Shiri Ram Bakshi dalam bukunya, Bhagat Singh and His Ideology, mengutip kata-kata pemuda militan itu:
“Yang kita maksud dengan ‘Revolusi’ adalah berdiri tegaknya suatu tatanan masyarakat yang baru yang tidak tergoyahkan, yang di dalamnya kedaulatan proletariat diakui, dan suatu federasi dunia akan menebus umat manusia dari perbudakan kapitalisme dan kesengsaraan yang diakibatkan oleh perang-perang imperialis.”
Pernyataan-pernyataan seperti ini dengan jelas memaparkan fakta bahwa Bhagat Singh bukanlah seorang nasionalis, melainkan seorang internasionalis. Ia sudah begitu dekat dengan posisi Marxis dan percaya bahwa revolusi sosialis di anak benua India adalah kesimpulan logis dari perjuangan kemerdekaan. Suatu pemberontakan yang berjaya akan mengawali perluasan revolusi ke seluruh dunia. Bhagat Singh dan kawan-kawan seperjuangannya tidak bersikap ambigu tentang peran khianat dari para elit pribumi, para “Brown Sahib” alias “Tuan-tuan Berkulit Coklat” itu. Dalam film yang didasarkan pada riset yang baik dari Raj Kumar Santoshi, The legend of Bhagat Singh (2002), kita mendengar Bhagat berkata dalam salah satu pidatonya:
“Kita tidak menginginkan kemerdekaan! Kita tidak menginginkan kemerdekaan di mana para penguasa Inggris digantikan oleh para elit lokal. Kita tidak menginginkan kemerdekaan di mana sistem eksploitasi dan perbudakan yang keji ini terus menganiaya kelas-kelas pekerja. Kita sedang berjuang demi sebuah kemerdekaan yang akan mengubah sistem yang kejam ini melalui sebuah revolusi sosialis.”

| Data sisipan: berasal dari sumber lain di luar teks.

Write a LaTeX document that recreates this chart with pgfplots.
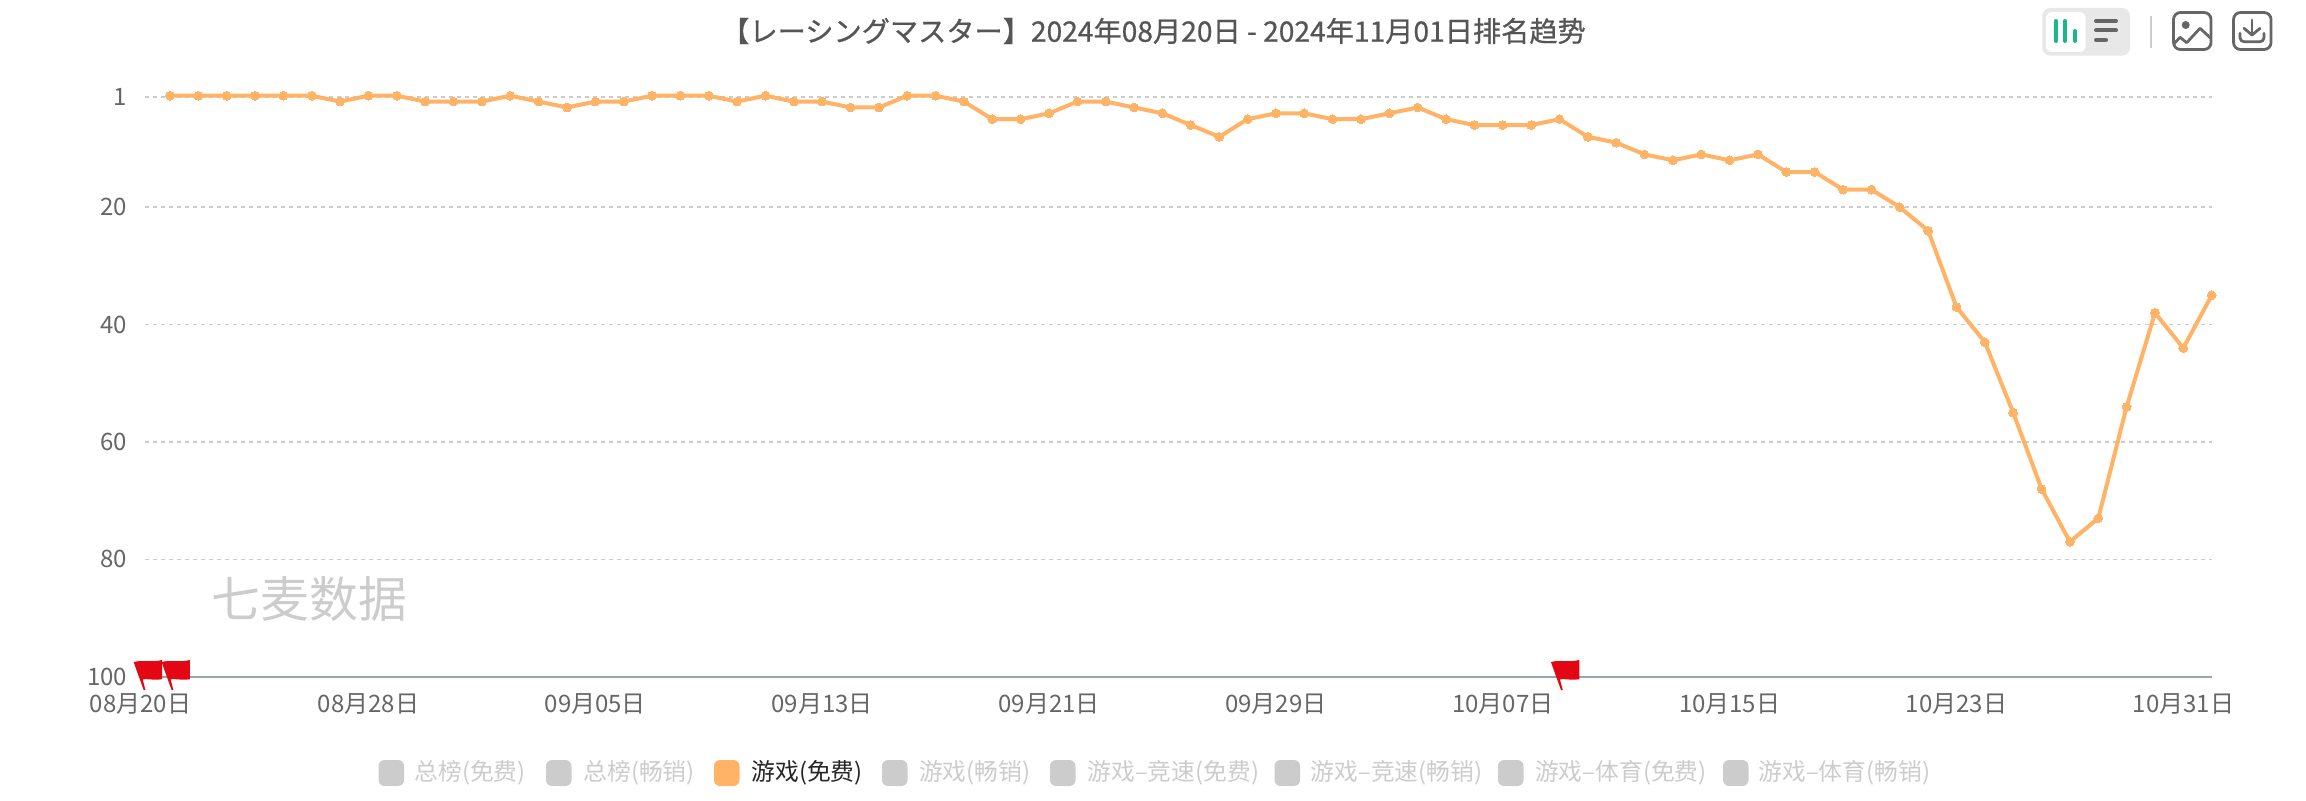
\documentclass[border=0pt]{standalone}
\usepackage{fontspec}
\usepackage{pgfplots}
\pgfplotsset{compat=1.18}
\setmainfont{Noto Sans CJK SC}
\newfontfamily\titlefont[FakeBold=0.7]{Noto Sans CJK SC}
\definecolor{lineor}{HTML}{FFB366}
\definecolor{gridc}{HTML}{CCCCCC}
\definecolor{axisc}{HTML}{9AA3B0}
\definecolor{tickc}{HTML}{666666}
\definecolor{titlec}{HTML}{555555}
\definecolor{flagred}{HTML}{E30613}
\definecolor{greenb}{HTML}{18B78E}
\definecolor{legc}{HTML}{CCCCCC}
\pgfdeclareplotmark{flag}{%
 \pgfpathmoveto{\pgfpoint{-5.4pt}{7.3pt}}%
 \pgfpathcurveto{\pgfpoint{-2pt}{8.6pt}}{\pgfpoint{4pt}{6.9pt}}{\pgfpoint{8.8pt}{8.4pt}}%
 \pgfpathlineto{\pgfpoint{8.8pt}{-1.3pt}}%
 \pgfpathcurveto{\pgfpoint{5pt}{-1.9pt}}{\pgfpoint{1pt}{-0.9pt}}{\pgfpoint{-0.9pt}{-1.3pt}}%
 \pgfpathlineto{\pgfpoint{0.5pt}{-6.65pt}}%
 \pgfpathlineto{\pgfpoint{-0.4pt}{-6.65pt}}%
 \pgfpathclose
 \pgfusepathqfill}
\begin{document}
\begin{tikzpicture}
\useasboundingbox (0,0) rectangle (1153pt,400pt);
\begin{axis}[
  at={(72.7pt,61.65pt)}, anchor=south west,
  scale only axis, width=1033.15pt, height=290.5pt,
  xmin=-0.867, xmax=72, ymin=1, ymax=100, y dir=reverse,
  clip=false,
  axis line style={draw=none},
  major tick length=0pt,
  xtick={-0.867,7,15,23,31,39,47,55,63,71},
  xticklabels={\kern-5pt 08月20日,08月28日,09月05日,09月13日,09月21日,09月29日,10月07日,10月15日,10月23日,10月31日},
  ytick={1.17,20,40,60,80},
  yticklabels={1,20,40,60,80},
  extra y ticks={100},
  extra y tick labels={100},
  extra y tick style={ymajorgrids=true, grid style={solid,color=axisc,line width=1pt}},
  ymajorgrids=true,
  grid style={color=gridc,line width=0.8pt,dash pattern=on 2pt off 2pt},
  tick label style={font=\fontsize{12}{12}\selectfont,text=tickc},
  yticklabel style={inner sep=0pt,xshift=-9pt},
  xticklabel style={inner sep=0pt,yshift=-8.4pt},
]
\addplot[color=lineor,line width=2pt,mark=*,mark size=2.2pt,mark options={line width=0pt,fill=lineor,solid}] coordinates {
(0,1)(1,1)(2,1)(3,1)(4,1)(5,1)(6,2)(7,1)(8,1)(9,2)(10,2)(11,2)(12,1)(13,2)(14,3)(15,2)(16,2)(17,1)(18,1)(19,1)
(20,2)(21,1)(22,2)(23,2)(24,3)(25,3)(26,1)(27,1)(28,2)(29,5)(30,5)(31,4)(32,2)(33,2)(34,3)(35,4)(36,6)(37,8)(38,5)(39,4)
(40,4)(41,5)(42,5)(43,4)(44,3)(45,5)(46,6)(47,6)(48,6)(49,5)(50,8)(51,9)(52,11)(53,12)(54,11)(55,12)(56,11)(57,14)(58,14)(59,17)
(60,17)(61,20)(62,24)(63,37)(64,43)(65,55)(66,68)(67,77)(68,73)(69,54)(70,38)(71,44)(72,35)};
\addplot[only marks,mark=flag,mark options={fill=flagred,draw=none}] coordinates {(-0.9,100)(0.085,100)(49.08,100)};
\end{axis}
\begin{scope}[x=0.5pt,y=-0.5pt,yshift=400pt]
  % title
  \node[anchor=center,inner sep=0pt,text=titlec] at (1153.5,31) {\titlefont\fontsize{14.1}{14.1}\selectfont 【レーシングマスター】2024年08月20日 - 2024年11月01日排名趋势};
  % watermark
  \node[anchor=center,inner sep=0pt,text=legc] at (309.5,599) {\fontsize{24.4}{24.4}\selectfont 七麦数据};
  % legend
  \foreach \sx/\tx/\lab in {378.6/414/总榜(免费),546/583/总榜(畅销),882/918.6/游戏(畅销),1050/1087/游戏–竞速(免费),1274.5/1310.4/游戏–竞速(畅销),1498/1534.7/游戏–体育(免费),1723/1758/游戏–体育(畅销)}{
    \fill[legc,rounded corners=3pt] (\sx,760) rectangle ++(25.5,26);
    \node[anchor=west,inner sep=0pt,text=legc] at (\tx,773) {\fontsize{11.9}{11.9}\selectfont \lab};
  }
  \fill[lineor,rounded corners=3pt] (714,760) rectangle ++(25.5,26);
  \node[anchor=west,inner sep=0pt,text=black!85] at (751,773) {\fontsize{11.9}{11.9}\selectfont 游戏(免费)};
  % toolbar
  \fill[black!9,rounded corners=4pt] (2042.3,8) rectangle (2130,55.7);
  \fill[white,rounded corners=3pt] (2046,12) rectangle (2085.7,52);
  \begin{scope}[line cap=round,line width=2pt]
    \draw[greenb] (2055.7,21) -- (2055.7,41);
    \draw[greenb] (2065,21) -- (2065,41);
    \draw[greenb] (2075,31) -- (2075,41);
    \draw[tickc] (2096,21) -- (2116,21);
    \draw[tickc] (2096,30.3) -- (2116,30.3);
    \draw[tickc] (2096,40) -- (2106,40);
  \end{scope}
  \draw[gridc,line width=1pt] (2150.7,16) -- (2150.7,47.7);
  \begin{scope}[tickc,line width=1.4pt]
    \draw[rounded corners=3.5pt] (2173.5,12.5) rectangle (2211,49.5);
    \fill (2185.7,25) circle (4);
    \draw[line join=round] (2173.8,44) -- (2180,37.3) -- (2186.7,42.7) -- (2200,28.3) -- (2210.8,38.3);
    \draw[rounded corners=3.5pt] (2233.5,12.5) rectangle (2271,49.5);
    \draw[line cap=round,line join=round] (2252,20) -- (2252,35);
    \draw[line cap=round,line join=round] (2244,28.3) -- (2252,35) -- (2260,28.3);
    \draw[line cap=round,rounded corners=2pt] (2240,33.3) -- (2240,41.7) -- (2264,41.7) -- (2264,33.3);
  \end{scope}
\end{scope}
\end{tikzpicture}
\end{document}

Enam puluh lima tahun setelah “kemerdekaan” melalui partisi (perpecahan antara India dan Pakistan, dan lalu Bangladesh) yang berdarah-darah, sekian banyak orang tetap tertindas oleh perbudakan kapitalis dan penjarahan imperialis. Kelas-kelas penguasa India, Pakistan, Bangladesh, dan negeri-negeri lainnya telah mendatangkan malapetaka kepada masyarakat. Kesengsaraan dan kemelaratan mencengkeram anak benua itu. Masa depan di bawah kapitalisme hanya menawarkan barbarisme. Inilah tantangan sejarah bagi generasi-generasi baru. Tantangan untuk menemukan kembali warisan perjuangan revolusioner. Tantangan untuk menebus perjuangan Bhagat Singh, dengan kehidupan dan kematian.